STATED PROBLEM —
Repeat all the material exactly; pictures stay out of your copy.

GIVEN INFORMATION —
· · · · · · ·

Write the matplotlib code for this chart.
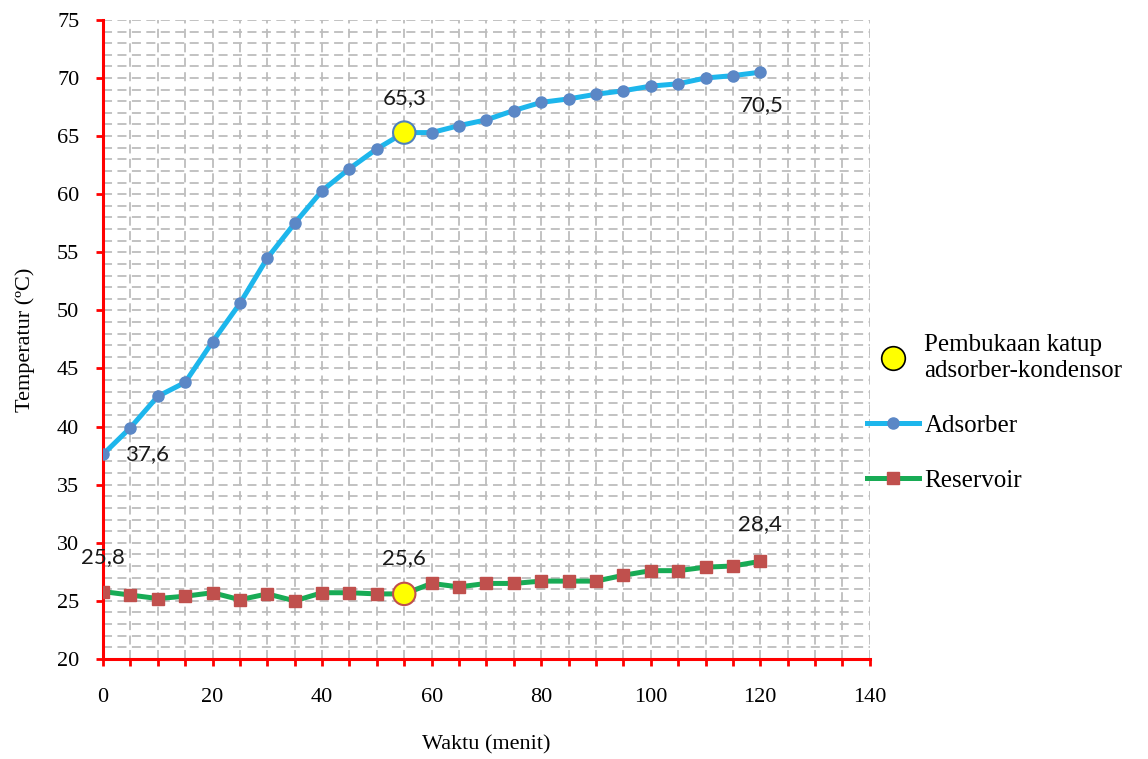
import matplotlib
matplotlib.use("Agg")
import matplotlib.pyplot as plt
from matplotlib.ticker import MultipleLocator
from matplotlib.lines import Line2D

# data
waktu = [0, 5, 10, 15, 20, 25, 30, 35, 40, 45, 50, 55, 60,
         65, 70, 75, 80, 85, 90, 95, 100, 105, 110, 115, 120]
adsorber = [37.6, 39.9, 42.6, 43.8, 47.3, 50.6, 54.5, 57.5, 60.3, 62.2, 63.9, 65.3, 65.3,
            65.9, 66.4, 67.2, 67.9, 68.2, 68.6, 68.9, 69.3, 69.5, 70.0, 70.2, 70.5]
reservoir = [25.8, 25.5, 25.2, 25.4, 25.7, 25.1, 25.6, 25.0, 25.7, 25.7, 25.6, 25.6, 26.5,
             26.2, 26.5, 26.5, 26.7, 26.7, 26.7, 27.2, 27.6, 27.6, 27.9, 28.0, 28.4]
katup_x = [55, 55]
katup_y = [65.3, 25.6]

serif = "Liberation Serif"
sans = "Lato"

fig = plt.figure(figsize=(11.48, 7.59), dpi=100)
ax = fig.add_axes([0.0897, 0.1318, 0.668, 0.842])

# garis
ax.plot(waktu, adsorber, color="#1DB6EC", lw=3.6, marker="o", ms=8,
        mfc="#5B87C6", mec="#5B87C6", zorder=3, label="Adsorber")
ax.plot(waktu, reservoir, color="#18AB55", lw=3.6, marker="s", ms=8.5,
        mfc="#C0504D", mec="#C0504D", zorder=3, label="Reservoir")
ax.scatter(katup_x, katup_y, s=260, c="#FFFF00", edgecolors=["#4F81BD", "#C0504D"],
           linewidths=1.5, zorder=4)

# label data
def lbl(x, y, txt, dx, dy):
    ax.annotate(txt, (x, y), xytext=(dx, dy), textcoords="offset points",
                ha="center", va="center", fontsize=16, family=sans, color="#1A1A1A")

lbl(waktu[0], adsorber[0], "37,6", 32, 0)
lbl(55, 65.3, "65,3", 0, 25)
lbl(waktu[-1], adsorber[-1], "70,5", 1, -24)
lbl(waktu[0], reservoir[0], "25,8", 0, 25)
lbl(55, 25.6, "25,6", 0, 26)
lbl(waktu[-1], reservoir[-1], "28,4", 0, 27)

# sumbu
ax.set_xlim(0, 140)
ax.set_ylim(20, 75)
ax.xaxis.set_major_locator(MultipleLocator(20))
ax.xaxis.set_minor_locator(MultipleLocator(5))
ax.yaxis.set_major_locator(MultipleLocator(5))
ax.yaxis.set_minor_locator(MultipleLocator(1))

for s in ["top", "right"]:
    ax.spines[s].set_visible(False)
for s in ["left", "bottom"]:
    ax.spines[s].set_color("red")
    ax.spines[s].set_linewidth(2.2)

ax.tick_params(axis="x", which="both", direction="out", color="red", width=2, length=5)
ax.tick_params(axis="x", which="major", pad=16, labelsize=16)
ax.tick_params(axis="y", which="major", direction="out", color="red", width=2, length=5,
               pad=12, labelsize=16)
ax.tick_params(axis="y", which="minor", length=0)
for t in ax.get_xticklabels() + ax.get_yticklabels():
    t.set_fontfamily(serif)

ax.grid(True, axis="x", which="both", color="#BDBDBD", lw=1.3, ls=(0, (5, 3)), zorder=0)
ax.grid(True, axis="y", which="both", color="#BDBDBD", lw=1.3, ls=(0, (5, 3)), zorder=0)
ax.set_axisbelow(True)

ax.set_xlabel("Waktu (menit)", fontsize=16, family=serif, labelpad=20)
ax.set_ylabel("Temperatur (ºC)", fontsize=16, family=serif, labelpad=16)

# legenda
h_katup = Line2D([], [], ls="none", marker="o", ms=17, mfc="#FFFF00", mec="black", mew=1.2)
h_ads = Line2D([], [], color="#1DB6EC", lw=3.6, marker="o", ms=8, mfc="#5B87C6", mec="#5B87C6")
h_res = Line2D([], [], color="#18AB55", lw=3.6, marker="s", ms=8.5, mfc="#C0504D", mec="#C0504D")
fig.legend([h_katup, h_ads, h_res],
           ["Pembukaan katup\nadsorber-kondensor", "Adsorber", "Reservoir"],
           loc="center left", bbox_to_anchor=(0.7552, 0.456), frameon=False, borderpad=0,
           borderaxespad=0, prop={"family": serif, "size": 18}, handlelength=2.1,
           handletextpad=0.2, labelspacing=1.3)

plt.savefig("out.png", dpi=100)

· · · · · · ·

FINAL ANSWER —
Write the matplotlib code for this chart.
import matplotlib
matplotlib.use("Agg")
import matplotlib.pyplot as plt
from matplotlib.ticker import MultipleLocator
from matplotlib.lines import Line2D

# data
waktu = [0, 5, 10, 15, 20, 25, 30, 35, 40, 45, 50, 55, 60,
         65, 70, 75, 80, 85, 90, 95, 100, 105, 110, 115, 120]
adsorber = [37.6, 39.9, 42.6, 43.8, 47.3, 50.6, 54.5, 57.5, 60.3, 62.2, 63.9, 65.3, 65.3,
            65.9, 66.4, 67.2, 67.9, 68.2, 68.6, 68.9, 69.3, 69.5, 70.0, 70.2, 70.5]
reservoir = [25.8, 25.5, 25.2, 25.4, 25.7, 25.1, 25.6, 25.0, 25.7, 25.7, 25.6, 25.6, 26.5,
             26.2, 26.5, 26.5, 26.7, 26.7, 26.7, 27.2, 27.6, 27.6, 27.9, 28.0, 28.4]
katup_x = [55, 55]
katup_y = [65.3, 25.6]

serif = "Liberation Serif"
sans = "Lato"

fig = plt.figure(figsize=(11.48, 7.59), dpi=100)
ax = fig.add_axes([0.0897, 0.1318, 0.668, 0.842])

# garis
ax.plot(waktu, adsorber, color="#1DB6EC", lw=3.6, marker="o", ms=8,
        mfc="#5B87C6", mec="#5B87C6", zorder=3, label="Adsorber")
ax.plot(waktu, reservoir, color="#18AB55", lw=3.6, marker="s", ms=8.5,
        mfc="#C0504D", mec="#C0504D", zorder=3, label="Reservoir")
ax.scatter(katup_x, katup_y, s=260, c="#FFFF00", edgecolors=["#4F81BD", "#C0504D"],
           linewidths=1.5, zorder=4)

# label data
def lbl(x, y, txt, dx, dy):
    ax.annotate(txt, (x, y), xytext=(dx, dy), textcoords="offset points",
                ha="center", va="center", fontsize=16, family=sans, color="#1A1A1A")

lbl(waktu[0], adsorber[0], "37,6", 32, 0)
lbl(55, 65.3, "65,3", 0, 25)
lbl(waktu[-1], adsorber[-1], "70,5", 1, -24)
lbl(waktu[0], reservoir[0], "25,8", 0, 25)
lbl(55, 25.6, "25,6", 0, 26)
lbl(waktu[-1], reservoir[-1], "28,4", 0, 27)

# sumbu
ax.set_xlim(0, 140)
ax.set_ylim(20, 75)
ax.xaxis.set_major_locator(MultipleLocator(20))
ax.xaxis.set_minor_locator(MultipleLocator(5))
ax.yaxis.set_major_locator(MultipleLocator(5))
ax.yaxis.set_minor_locator(MultipleLocator(1))

for s in ["top", "right"]:
    ax.spines[s].set_visible(False)
for s in ["left", "bottom"]:
    ax.spines[s].set_color("red")
    ax.spines[s].set_linewidth(2.2)

ax.tick_params(axis="x", which="both", direction="out", color="red", width=2, length=5)
ax.tick_params(axis="x", which="major", pad=16, labelsize=16)
ax.tick_params(axis="y", which="major", direction="out", color="red", width=2, length=5,
               pad=12, labelsize=16)
ax.tick_params(axis="y", which="minor", length=0)
for t in ax.get_xticklabels() + ax.get_yticklabels():
    t.set_fontfamily(serif)

ax.grid(True, axis="x", which="both", color="#BDBDBD", lw=1.3, ls=(0, (5, 3)), zorder=0)
ax.grid(True, axis="y", which="both", color="#BDBDBD", lw=1.3, ls=(0, (5, 3)), zorder=0)
ax.set_axisbelow(True)

ax.set_xlabel("Waktu (menit)", fontsize=16, family=serif, labelpad=20)
ax.set_ylabel("Temperatur (ºC)", fontsize=16, family=serif, labelpad=16)

# legenda
h_katup = Line2D([], [], ls="none", marker="o", ms=17, mfc="#FFFF00", mec="black", mew=1.2)
h_ads = Line2D([], [], color="#1DB6EC", lw=3.6, marker="o", ms=8, mfc="#5B87C6", mec="#5B87C6")
h_res = Line2D([], [], color="#18AB55", lw=3.6, marker="s", ms=8.5, mfc="#C0504D", mec="#C0504D")
fig.legend([h_katup, h_ads, h_res],
           ["Pembukaan katup\nadsorber-kondensor", "Adsorber", "Reservoir"],
           loc="center left", bbox_to_anchor=(0.7552, 0.456), frameon=False, borderpad=0,
           borderaxespad=0, prop={"family": serif, "size": 18}, handlelength=2.1,
           handletextpad=0.2, labelspacing=1.3)

plt.savefig("out.png", dpi=100)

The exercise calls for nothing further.